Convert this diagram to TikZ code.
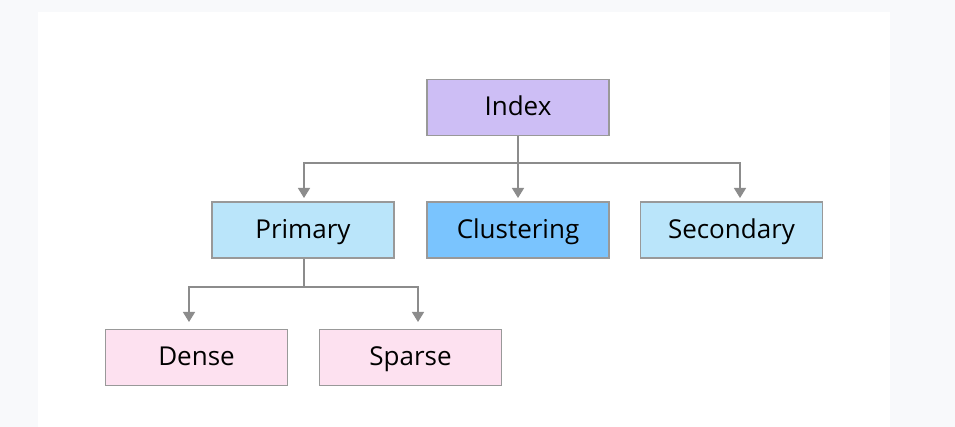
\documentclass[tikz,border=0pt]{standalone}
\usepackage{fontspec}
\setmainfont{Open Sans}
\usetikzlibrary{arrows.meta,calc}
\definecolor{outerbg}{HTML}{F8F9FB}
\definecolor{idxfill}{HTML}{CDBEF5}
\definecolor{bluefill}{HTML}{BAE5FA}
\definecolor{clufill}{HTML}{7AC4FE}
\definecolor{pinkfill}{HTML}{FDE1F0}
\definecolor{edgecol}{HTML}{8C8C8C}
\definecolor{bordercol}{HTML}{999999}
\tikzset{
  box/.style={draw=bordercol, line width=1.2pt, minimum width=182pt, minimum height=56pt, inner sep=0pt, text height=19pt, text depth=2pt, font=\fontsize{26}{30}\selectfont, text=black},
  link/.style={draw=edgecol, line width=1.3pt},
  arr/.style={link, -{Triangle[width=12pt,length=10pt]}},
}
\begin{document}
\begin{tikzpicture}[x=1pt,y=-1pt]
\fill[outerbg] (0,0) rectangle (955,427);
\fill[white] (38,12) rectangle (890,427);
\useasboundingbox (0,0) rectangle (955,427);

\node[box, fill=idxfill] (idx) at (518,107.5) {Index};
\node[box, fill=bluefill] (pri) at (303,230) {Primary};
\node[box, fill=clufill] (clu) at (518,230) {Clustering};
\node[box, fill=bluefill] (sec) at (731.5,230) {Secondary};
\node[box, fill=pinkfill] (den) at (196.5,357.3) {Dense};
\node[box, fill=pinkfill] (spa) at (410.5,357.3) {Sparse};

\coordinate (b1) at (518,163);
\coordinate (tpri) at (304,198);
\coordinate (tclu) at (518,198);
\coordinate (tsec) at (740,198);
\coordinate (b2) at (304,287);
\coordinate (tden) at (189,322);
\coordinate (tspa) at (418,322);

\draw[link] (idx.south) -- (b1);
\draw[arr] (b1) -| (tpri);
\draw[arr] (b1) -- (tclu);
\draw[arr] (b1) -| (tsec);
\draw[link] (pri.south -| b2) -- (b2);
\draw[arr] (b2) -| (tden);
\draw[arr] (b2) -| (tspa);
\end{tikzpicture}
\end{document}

===============

## What is asked
Output all of the data exactly as it stands, minus any images.

## Solution to the exercise
Convert this diagram to TikZ code.
\documentclass[tikz,border=0pt]{standalone}
\usepackage{fontspec}
\setmainfont{Open Sans}
\usetikzlibrary{arrows.meta,calc}
\definecolor{outerbg}{HTML}{F8F9FB}
\definecolor{idxfill}{HTML}{CDBEF5}
\definecolor{bluefill}{HTML}{BAE5FA}
\definecolor{clufill}{HTML}{7AC4FE}
\definecolor{pinkfill}{HTML}{FDE1F0}
\definecolor{edgecol}{HTML}{8C8C8C}
\definecolor{bordercol}{HTML}{999999}
\tikzset{
  box/.style={draw=bordercol, line width=1.2pt, minimum width=182pt, minimum height=56pt, inner sep=0pt, text height=19pt, text depth=2pt, font=\fontsize{26}{30}\selectfont, text=black},
  link/.style={draw=edgecol, line width=1.3pt},
  arr/.style={link, -{Triangle[width=12pt,length=10pt]}},
}
\begin{document}
\begin{tikzpicture}[x=1pt,y=-1pt]
\fill[outerbg] (0,0) rectangle (955,427);
\fill[white] (38,12) rectangle (890,427);
\useasboundingbox (0,0) rectangle (955,427);

\node[box, fill=idxfill] (idx) at (518,107.5) {Index};
\node[box, fill=bluefill] (pri) at (303,230) {Primary};
\node[box, fill=clufill] (clu) at (518,230) {Clustering};
\node[box, fill=bluefill] (sec) at (731.5,230) {Secondary};
\node[box, fill=pinkfill] (den) at (196.5,357.3) {Dense};
\node[box, fill=pinkfill] (spa) at (410.5,357.3) {Sparse};

\coordinate (b1) at (518,163);
\coordinate (tpri) at (304,198);
\coordinate (tclu) at (518,198);
\coordinate (tsec) at (740,198);
\coordinate (b2) at (304,287);
\coordinate (tden) at (189,322);
\coordinate (tspa) at (418,322);

\draw[link] (idx.south) -- (b1);
\draw[arr] (b1) -| (tpri);
\draw[arr] (b1) -- (tclu);
\draw[arr] (b1) -| (tsec);
\draw[link] (pri.south -| b2) -- (b2);
\draw[arr] (b2) -| (tden);
\draw[arr] (b2) -| (tspa);
\end{tikzpicture}
\end{document}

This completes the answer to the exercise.